The plan also stops all involuntary debt collections, wage garnishment, Social Security offsets and offset of income tax refunds for borrowers.
Senate Republicans are introducing a trillion-dollar stimulus package that suspends all federal student loan payments for up to six months. Student loan payments will be suspended initially for three months, with an option for an additional three-month suspension at the discretion of the U.S. Department of Education. Interest will be waived during this period.
How Can I Pause My Student Loan Payments?
Even for private loans, there are options to pause your student loan payments. Call your lender immediately to see what options are available.
If you have federal student loans and need more than the 60 day pause, many loans are eligible to be repaid on an income-driven repayment plan. Federal loans can also be deferred if you are unemployed or facing an economic hardship.

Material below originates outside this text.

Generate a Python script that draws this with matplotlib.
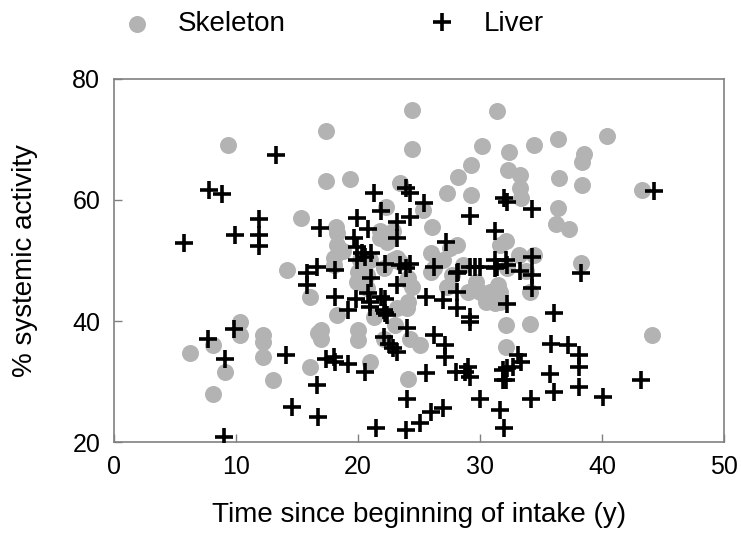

Alternatively, some private student loan borrowers might want to consider refinancing student loans for a lower interest rate. If you choose a longer repayment term, this could lower your monthly payment. The longer your repayment, the more interest you will pay, but it could be a good option if you’re struggling to make payments. Credible is a great tool for comparing multiple lenders at the same time. Keep in mind that refinancing federal student loans means a loss in federal benefits, including an option for income-driven repayment plans, generous deferment, and the possibility for any federal student loan forgiveness.